▶ [Exercise aim]: Find the line containing "Recreate this image" and copy it exactly, along with every line after it up to and including the line containing "var font = 'Liberation". Copy nothing else.

▶ [Input rows]:
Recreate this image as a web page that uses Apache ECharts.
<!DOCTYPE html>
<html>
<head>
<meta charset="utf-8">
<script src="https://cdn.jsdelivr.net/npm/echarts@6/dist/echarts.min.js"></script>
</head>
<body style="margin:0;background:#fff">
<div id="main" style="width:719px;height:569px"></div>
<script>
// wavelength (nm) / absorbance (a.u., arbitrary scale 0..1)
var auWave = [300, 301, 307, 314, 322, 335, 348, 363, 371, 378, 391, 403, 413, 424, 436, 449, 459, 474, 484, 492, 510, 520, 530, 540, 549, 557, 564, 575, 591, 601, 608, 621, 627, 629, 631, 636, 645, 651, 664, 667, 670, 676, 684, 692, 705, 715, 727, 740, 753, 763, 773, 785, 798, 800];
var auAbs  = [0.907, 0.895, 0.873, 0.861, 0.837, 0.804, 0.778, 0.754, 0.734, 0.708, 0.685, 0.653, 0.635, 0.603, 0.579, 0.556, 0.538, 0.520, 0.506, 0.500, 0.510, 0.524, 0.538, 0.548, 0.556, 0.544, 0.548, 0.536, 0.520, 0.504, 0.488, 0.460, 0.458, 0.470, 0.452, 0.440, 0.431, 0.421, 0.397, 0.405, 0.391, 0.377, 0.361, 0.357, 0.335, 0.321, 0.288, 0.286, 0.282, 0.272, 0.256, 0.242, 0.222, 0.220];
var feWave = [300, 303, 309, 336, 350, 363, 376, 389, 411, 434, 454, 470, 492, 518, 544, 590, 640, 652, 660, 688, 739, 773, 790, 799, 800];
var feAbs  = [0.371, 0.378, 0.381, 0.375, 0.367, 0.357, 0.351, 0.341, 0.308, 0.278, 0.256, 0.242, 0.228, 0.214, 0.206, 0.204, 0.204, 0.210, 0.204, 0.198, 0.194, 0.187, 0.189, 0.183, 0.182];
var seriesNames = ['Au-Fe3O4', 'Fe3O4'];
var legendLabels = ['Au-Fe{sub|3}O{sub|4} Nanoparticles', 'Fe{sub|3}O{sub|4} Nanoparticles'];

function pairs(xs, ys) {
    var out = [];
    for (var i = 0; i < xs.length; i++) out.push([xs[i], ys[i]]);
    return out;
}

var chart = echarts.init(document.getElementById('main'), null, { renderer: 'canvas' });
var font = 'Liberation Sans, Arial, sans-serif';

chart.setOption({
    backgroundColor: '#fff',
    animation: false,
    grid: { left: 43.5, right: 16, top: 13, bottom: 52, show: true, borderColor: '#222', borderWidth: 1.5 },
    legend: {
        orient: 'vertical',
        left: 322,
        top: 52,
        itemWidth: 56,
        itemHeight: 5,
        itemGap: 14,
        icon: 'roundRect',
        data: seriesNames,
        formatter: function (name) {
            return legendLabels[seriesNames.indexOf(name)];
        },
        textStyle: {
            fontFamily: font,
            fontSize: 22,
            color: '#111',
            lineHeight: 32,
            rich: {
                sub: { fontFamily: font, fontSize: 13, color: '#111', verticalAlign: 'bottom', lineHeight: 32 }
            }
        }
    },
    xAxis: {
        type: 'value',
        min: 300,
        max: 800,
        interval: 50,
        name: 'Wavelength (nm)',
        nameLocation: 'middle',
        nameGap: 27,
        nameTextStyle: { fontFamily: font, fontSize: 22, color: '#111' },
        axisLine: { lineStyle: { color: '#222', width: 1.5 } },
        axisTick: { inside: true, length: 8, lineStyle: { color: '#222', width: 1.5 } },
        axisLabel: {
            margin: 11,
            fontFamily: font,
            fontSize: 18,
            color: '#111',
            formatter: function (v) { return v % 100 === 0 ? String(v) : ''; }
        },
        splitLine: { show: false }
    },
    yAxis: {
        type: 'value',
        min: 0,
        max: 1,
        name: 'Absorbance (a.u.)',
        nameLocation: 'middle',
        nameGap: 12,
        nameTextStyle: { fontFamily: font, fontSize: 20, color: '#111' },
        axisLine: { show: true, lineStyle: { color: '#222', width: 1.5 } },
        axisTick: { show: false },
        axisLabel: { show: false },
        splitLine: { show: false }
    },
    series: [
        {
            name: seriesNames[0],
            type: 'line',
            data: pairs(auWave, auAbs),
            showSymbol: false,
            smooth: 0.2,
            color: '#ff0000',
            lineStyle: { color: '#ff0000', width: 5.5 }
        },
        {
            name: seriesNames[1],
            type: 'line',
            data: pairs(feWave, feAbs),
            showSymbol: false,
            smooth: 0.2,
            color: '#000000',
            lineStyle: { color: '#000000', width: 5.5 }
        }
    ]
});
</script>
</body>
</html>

...

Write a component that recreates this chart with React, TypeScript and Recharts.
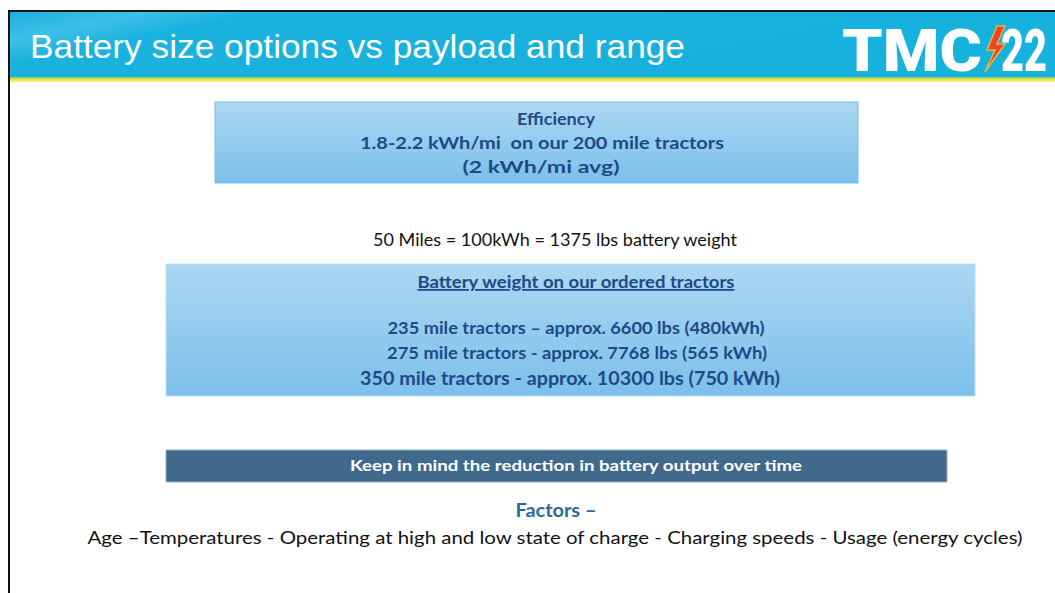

▶ [Response to the exercise]:
Recreate this image as a web page that uses Apache ECharts.
<!DOCTYPE html>
<html>
<head>
<meta charset="utf-8">
<script src="https://cdn.jsdelivr.net/npm/echarts@6/dist/echarts.min.js"></script>
</head>
<body style="margin:0;background:#fff">
<div id="main" style="width:719px;height:569px"></div>
<script>
// wavelength (nm) / absorbance (a.u., arbitrary scale 0..1)
var auWave = [300, 301, 307, 314, 322, 335, 348, 363, 371, 378, 391, 403, 413, 424, 436, 449, 459, 474, 484, 492, 510, 520, 530, 540, 549, 557, 564, 575, 591, 601, 608, 621, 627, 629, 631, 636, 645, 651, 664, 667, 670, 676, 684, 692, 705, 715, 727, 740, 753, 763, 773, 785, 798, 800];
var auAbs  = [0.907, 0.895, 0.873, 0.861, 0.837, 0.804, 0.778, 0.754, 0.734, 0.708, 0.685, 0.653, 0.635, 0.603, 0.579, 0.556, 0.538, 0.520, 0.506, 0.500, 0.510, 0.524, 0.538, 0.548, 0.556, 0.544, 0.548, 0.536, 0.520, 0.504, 0.488, 0.460, 0.458, 0.470, 0.452, 0.440, 0.431, 0.421, 0.397, 0.405, 0.391, 0.377, 0.361, 0.357, 0.335, 0.321, 0.288, 0.286, 0.282, 0.272, 0.256, 0.242, 0.222, 0.220];
var feWave = [300, 303, 309, 336, 350, 363, 376, 389, 411, 434, 454, 470, 492, 518, 544, 590, 640, 652, 660, 688, 739, 773, 790, 799, 800];
var feAbs  = [0.371, 0.378, 0.381, 0.375, 0.367, 0.357, 0.351, 0.341, 0.308, 0.278, 0.256, 0.242, 0.228, 0.214, 0.206, 0.204, 0.204, 0.210, 0.204, 0.198, 0.194, 0.187, 0.189, 0.183, 0.182];
var seriesNames = ['Au-Fe3O4', 'Fe3O4'];
var legendLabels = ['Au-Fe{sub|3}O{sub|4} Nanoparticles', 'Fe{sub|3}O{sub|4} Nanoparticles'];

function pairs(xs, ys) {
    var out = [];
    for (var i = 0; i < xs.length; i++) out.push([xs[i], ys[i]]);
    return out;
}

var chart = echarts.init(document.getElementById('main'), null, { renderer: 'canvas' });
var font = 'Liberation Sans, Arial, sans-serif';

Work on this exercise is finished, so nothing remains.